In recent weeks I've done quite a bit of traveling to speak on the subject of preservation and sustainability -- and I’m always interested in hearing what people ask at the end of the session.
Inevitably, there are questions about windows and solar panels, tax incentives and the costs of going green. But there was one question I received recently -- this time in Knoxville, TN -- that really threw me for a loop: “Is there any hope for us?”
Now why would you ask that?
Maybe it was the first few slides of my presentation, which focus on this whole global warming mess. Perhaps it was the slide that says that if everyone in the world consumed as much as we do in the United States, we would need six planets to sustain that level of resource consumption.
Or maybe it was the slide with the map of per capita carbon emissions in the United States that helps us visualize the massive demographic shift that has taken place in recent decades, as folks flee the northeast and midwest for points west and southwest.
Notice all that red and orange on the map above? That’s the mark of particularly atrocious carbon emissions in areas of the country where sprawl has run particularly rampant. And keep in mind that this demographic shift leaves disinvestment and destruction in its wake, as urban centers in the rust belt empty out. Think of all those old cities -- many of which were built in a traditional, compact form -- and the infrastructure and buildings that are utterly wasted, now replaced with mind-numbing sprawl that ravages another part of the country.
So back to our question. Is there any hope for us? With cautious optimism, I vote yes and refer you to a piece written by Michael Pollan (of Omnivore’s Dilemma fame) in the New York Times.
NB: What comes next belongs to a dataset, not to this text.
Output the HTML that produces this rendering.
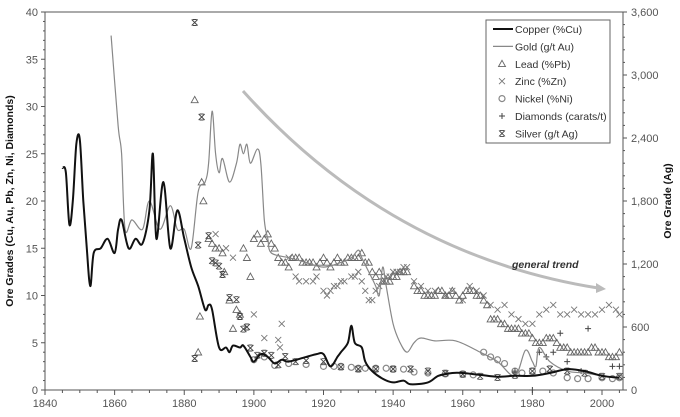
<!DOCTYPE html>
<html><head><meta charset="utf-8"><style>
html,body{margin:0;padding:0;background:#fff;width:680px;height:417px;overflow:hidden}
svg{font-family:"Liberation Sans",Arial,sans-serif}
</style></head><body>
<svg id="c" width="680" height="417" viewBox="0 0 680 417"></svg>
<script>
const xTicks=[1840,1860,1880,1900,1920,1940,1960,1980,2000];
const yTicksL=[0,5,10,15,20,25,30,35,40];
const yTicksR=[0,600,1200,1800,2400,3000,3600];
const copperYears=[1845,1846,1847,1848,1849,1850,1851,1852,1853,1854,1856,1858,1860,1861,1862,1864,1866,1868,1870,1871,1872,1874,1876,1878,1880,1882,1884,1886,1887,1888,1890,1892,1893,1894,1896,1897,1899,1900,1902,1904,1906,1908,1910,1915,1918,1920,1922,1924,1925,1927,1928,1929,1931,1932,1934,1937,1940,1943,1945,1950,1953,1957,1960,1965,1970,1975,1980,1985,1990,1995,2000,2005];
const copperVals=[23.5,23,17.5,20,26,26.5,20,15,11,14.5,15,16,14.5,17,18,15,16,15.5,19,25,16,22,15,19,16,13,11,8.5,9,8.5,4.5,4.5,4,4.7,4.5,4.7,3.5,3,3.8,3.5,2.8,3.2,3,3.5,3.8,3.8,2.5,3.5,4,5,6.8,5,4.5,3,2,1.2,0.8,1,0.6,0.8,1.5,1.8,1.8,1.6,1.4,1.5,1.5,1.8,2.2,2,1.5,1.3];
const goldYears=[1859,1861,1862,1863,1865,1868,1870,1873,1876,1878,1880,1882,1884,1886,1887,1888,1889,1890,1891,1893,1895,1896,1897,1898,1899,1901,1902,1903,1904,1905,1910,1915,1920,1925,1928,1930,1931,1933,1935,1936,1937,1938,1940,1942,1944,1946,1948,1952,1958,1965,1970,1975,1978,1980,1981,1982,1985,1990,1995,2000,2005];
const goldVals=[37.5,28,25,17,18,17,20,17,19.5,17,17,15,21,22,24,29.5,25,23,24.5,22,24,26,25,26,24,25.5,24,18,16,14.5,14,13.5,13,13.5,14,14.8,14,12.5,11,10,13,11,7,5,4,5,5.5,5.2,5.2,4,3,1.5,4.2,3,2.5,4.5,3,2,1.8,1.5,1.2];
const leadYears=[1883,1884,1884.5,1885,1885.5,1887,1888,1889,1890,1891,1891.5,1893,1894,1895,1896,1897,1898,1899,1900,1901,1902,1903,1904,1905,1906,1907,1908,1909,1910,1911,1912,1913,1914,1915,1916,1917,1918,1919,1920,1921,1922,1923,1924,1925,1926,1927,1928,1929,1930,1931,1932,1933,1934,1935,1936,1937,1938,1939,1940,1941,1942,1943,1944,1946,1947,1948,1949,1950,1951,1952,1953,1954,1955,1956,1957,1958,1959,1960,1961,1962,1963,1964,1965,1966,1967,1968,1969,1970,1971,1972,1973,1974,1975,1976,1977,1978,1979,1980,1981,1982,1983,1984,1985,1986,1987,1988,1989,1990,1991,1992,1993,1994,1995,1996,1997,1998,1999,2000,2001,2002,2003,2004,2005];
const leadVals=[30.7,4,7.8,22,20,16,15.5,15,15,14.5,12.5,9.5,6.5,8.5,8,15,14,12,16,16.5,15.5,16,16.5,15.5,15,14,13.5,13.5,13,14,14,14,13.5,13.5,13.5,13.5,13,13.5,14,13.5,13,13.5,14,13.5,13.5,14,14,14,14,14.5,13.5,13.5,12.5,12,12.5,11.5,11.5,11.5,12,12,12.5,12.5,12.5,11,10.5,10.5,10,10,10,10,10.5,10.5,10,10,10.5,10,9.5,10,10.5,10.5,10.5,10,10,9.5,9,7.5,7.5,7.5,7,7,6.5,6.5,6.5,6.5,6,6,6,5.5,5,5,5,5.5,5.5,5.5,5,4.5,4.5,4.5,4,4,4,4,4,4,4.5,4.5,4,4,4,3.5,3.5,3.5,4];
const zincYears=[1889,1892,1894,1900,1903,1907,1907.5,1908,1910,1912,1913,1915,1917,1918,1920,1921,1922,1923,1924,1925,1926,1928,1929,1930,1931,1932,1933,1934,1935,1936,1937,1938,1939,1940,1941,1942,1943,1944,1946,1948,1950,1952,1955,1957,1960,1962,1964,1966,1968,1970,1972,1974,1976,1978,1980,1982,1984,1986,1988,1990,1992,1994,1996,1998,2000,2002,2004,2005];
const zincVals=[16.5,15,14,8,5.5,5.3,4.5,7,14,12,11.5,11.5,11.5,12,10.5,10,10.5,11,11,11.5,11.5,12,12,12.5,11.5,10.5,9.5,9.5,10.5,11,11.5,12,12,12.5,12.5,12.5,13,13,11.5,11,10.5,10.5,10,10.5,9.5,11,10.5,10,9,8.5,9,8,7.5,7,7,8,8.5,9,8,8,8.5,8,8,8,8.5,9,8.5,8];
const nickelYears=[1900,1903,1906,1910,1915,1920,1923,1925,1928,1930,1932,1935,1938,1940,1943,1946,1950,1955,1960,1963,1966,1968,1970,1972,1975,1977,1980,1983,1986,1990,1993,1996,2000,2003,2005];
const nickelVals=[3.2,3.5,2.6,2.8,2.7,2.5,2.5,2.5,2.4,2.3,2.3,2.3,2.3,2.2,2.2,1.9,1.8,1.7,1.7,1.6,4,3.5,3.2,2.8,2,1.8,2,2,1.8,1.3,1.2,1.2,1.3,1.2,1.3];
const diamondYears=[1975,1980,1982,1984,1986,1988,1990,1994,1996,2003,2005];
const diamondVals=[2,0,4,3.5,4,6,3,2,6.5,2.5,2.5];
const silverYears=[1883,1883,1884,1885,1887,1888,1889,1890,1891,1893,1895,1896,1897,1898,1899,1901,1903,1905,1907,1909,1912,1915,1920,1925,1930,1935,1940,1945,1950,1955,1960,1965,1970,1975,1980,1985,1990,1995,2000,2005];
const silverVals=[3500,300,1380,2600,1470,1230,1210,1180,1100,880,860,700,580,600,400,330,350,330,240,320,270,280,270,220,200,200,200,200,180,160,150,130,120,140,180,200,180,160,130,130];

const L=45,R=623,T=12,B=390;
const X=y=>L+(y-1840)*(602-45)/160;
const Y=v=>B-v*(B-T)/40;
const YR=v=>B-v*(B-T)/3600;
const NS="http://www.w3.org/2000/svg";
const svg=document.getElementById('c');
function mk(tag,at,parent){const e=document.createElementNS(NS,tag);for(const k in at)e.setAttribute(k,at[k]);(parent||svg).appendChild(e);return e;}

const frame=mk('path',{d:`M${L},${B}V${T}H${R}V${B}H${L}`,fill:'none',stroke:'#555','stroke-width':1});


xTicks.forEach(t=>{
 const tx=mk('text',{x:X(t),y:B+17,'text-anchor':'middle','font-size':11,fill:'#555'});tx.textContent=t;
 
 
});
for(let yr=1840;yr<=2006;yr+=5){mk('line',{x1:X(yr),x2:X(yr),y1:B,y2:B+(yr%20==0?5:3),stroke:'#555'});}
yTicksL.forEach(t=>{
 const tx=mk('text',{x:L-7,y:Y(t)+4,'text-anchor':'end','font-size':11,fill:'#555'});tx.textContent=t;
 
 
});
for(let v=0;v<=40;v++){mk('line',{x1:L-(v%5==0?4:2),x2:L,y1:Y(v),y2:Y(v),stroke:'#555'});}
yTicksR.forEach(t=>{
 const tx=mk('text',{x:R+8,y:YR(t)+4,'font-size':11,fill:'#555'});tx.textContent=t.toLocaleString('en-US');
 
 
});
for(let v=0;v<=3600;v+=120){mk('line',{x1:R,x2:R+(v%600==0?4:2),y1:YR(v),y2:YR(v),stroke:'#555'});}

const lt=mk('text',{x:0,y:0,transform:`translate(13,${(T+B)/2}) rotate(-90)`,'text-anchor':'middle','font-size':10.5,'font-weight':'bold',fill:'#111'});
lt.textContent='Ore Grades (Cu, Au, Pb, Zn, Ni, Diamonds)';


const rt=mk('text',{x:0,y:0,transform:`translate(671,${(T+B)/2}) rotate(-90)`,'text-anchor':'middle','font-size':10.5,'font-weight':'bold',fill:'#111'});
rt.textContent='Ore Grade (Ag)';



const tr=mk('path',{d:`M243,91 Q390,255 598,288`,fill:'none',stroke:'#bbb','stroke-width':3});


mk('path',{d:'M596,283 L606,289 L596,293 Z',fill:'#bbb'});
const tt=mk('text',{x:512,y:268,'font-size':10.5,'font-weight':'bold','font-style':'italic',fill:'#333'});
tt.textContent='general trend';



function smooth(pts){
 let d=`M${pts[0][0].toFixed(1)},${pts[0][1].toFixed(1)}`;
 for(let i=0;i<pts.length-1;i++){
  const p0=pts[i-1]||pts[i],p1=pts[i],p2=pts[i+1],p3=pts[i+2]||p2;
  const c1=[p1[0]+(p2[0]-p0[0])/6,p1[1]+(p2[1]-p0[1])/6];
  const c2=[p2[0]-(p3[0]-p1[0])/6,p2[1]-(p3[1]-p1[1])/6];
  d+=`C${c1[0].toFixed(1)},${c1[1].toFixed(1)} ${c2[0].toFixed(1)},${c2[1].toFixed(1)} ${p2[0].toFixed(1)},${p2[1].toFixed(1)}`;
 }
 return d;
}
function line(ys,vs,color,w,name){
 const d=smooth(ys.map((y,i)=>[X(y),Y(vs[i])]));
 const p=mk('path',{d,fill:'none',stroke:color,'stroke-width':w,'stroke-linejoin':'round'});
 
 
}
function marker(type,x,y,g){
 const s=3.5;
 if(type=='tri')mk('path',{d:`M${x},${y-s}L${x+s},${y+s*0.8}L${x-s},${y+s*0.8}Z`,fill:'none',stroke:'#666','stroke-width':0.9},g);
 else if(type=='x')mk('path',{d:`M${x-3},${y-3}L${x+3},${y+3}M${x+3},${y-3}L${x-3},${y+3}`,stroke:'#777','stroke-width':0.9},g);
 else if(type=='o')mk('circle',{cx:x,cy:y,r:3,fill:'none',stroke:'#888','stroke-width':1.2},g);
 else if(type=='+')mk('path',{d:`M${x-3},${y}H${x+3}M${x},${y-3}V${y+3}`,stroke:'#444','stroke-width':1},g);
 else if(type=='*')mk('path',{d:`M${x-3},${y-3}L${x+3},${y+3}M${x+3},${y-3}L${x-3},${y+3}M${x-2},${y-3}H${x+2}M${x-2},${y+3}H${x+2}`,stroke:'#444','stroke-width':0.9},g);
}
function scatter(ys,vs,type,yf,name){
 const g=mk('g',{});
 
 
 ys.forEach((y,i)=>marker(type,X(y),yf(vs[i]),g));
}
scatter(nickelYears,nickelVals,'o',Y,'nickel-series');
scatter(zincYears,zincVals,'x',Y,'zinc-series');
scatter(leadYears,leadVals,'tri',Y,'lead-series');
scatter(diamondYears,diamondVals,'+',Y,'diamonds-series');
scatter(silverYears,silverVals,'*',YR,'silver-series');
line(goldYears,goldVals,'#888',1.2,'gold-line');
line(copperYears,copperVals,'#111',2,'copper-line');

const lg=mk('g',{});


mk('rect',{x:486,y:20,width:124,height:123,fill:'#fff',stroke:'#666','stroke-width':1},lg);
const items=[['Copper (%Cu)','l1'],['Gold (g/t Au)','l2'],['Lead (%Pb)','tri'],['Zinc (%Zn)','x'],['Nickel (%Ni)','o'],['Diamonds (carats/t)','+'],['Silver (g/t Ag)','*']];
items.forEach((it,i)=>{
 const y=29+i*17.4;
 const g=mk('g',{},lg);
 
 
 if(it[1]=='l1')mk('line',{x1:493,x2:513,y1:y,y2:y,stroke:'#111','stroke-width':2},g);
 else if(it[1]=='l2')mk('line',{x1:493,x2:513,y1:y,y2:y,stroke:'#888','stroke-width':1.2},g);
 else marker(it[1],502,y,g);
 const t=mk('text',{x:515,y:y+4,'font-size':10.5,fill:'#333'},g);t.textContent=it[0];
});
</script>
</body></html>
The global warming crisis, he points out, is “nothing more or less than the sum total of countless little everyday choices, most of them made by us (consumer spending represents 70 percent of our economy), and most of the rest of them made in the name of our needs and desires and preferences.”
Ah-hah. We have identified the cause of our problem, and that cause is us. I think that means we’ve also identified the solution. The solution has a name, has a face, has a wallet, and (in this country anyway) a vote. It’s you, and it’s me. The decisions we make every day matter – whether it’s bringing your commuter mug to Starbucks rather than taking a to-go cup, or deciding that perhaps you don’t need to demolish your 1200 square foot house to replace it with a McMansion. All those decisions can and will make a difference.
And that’s cause enough for hope. Pass it on.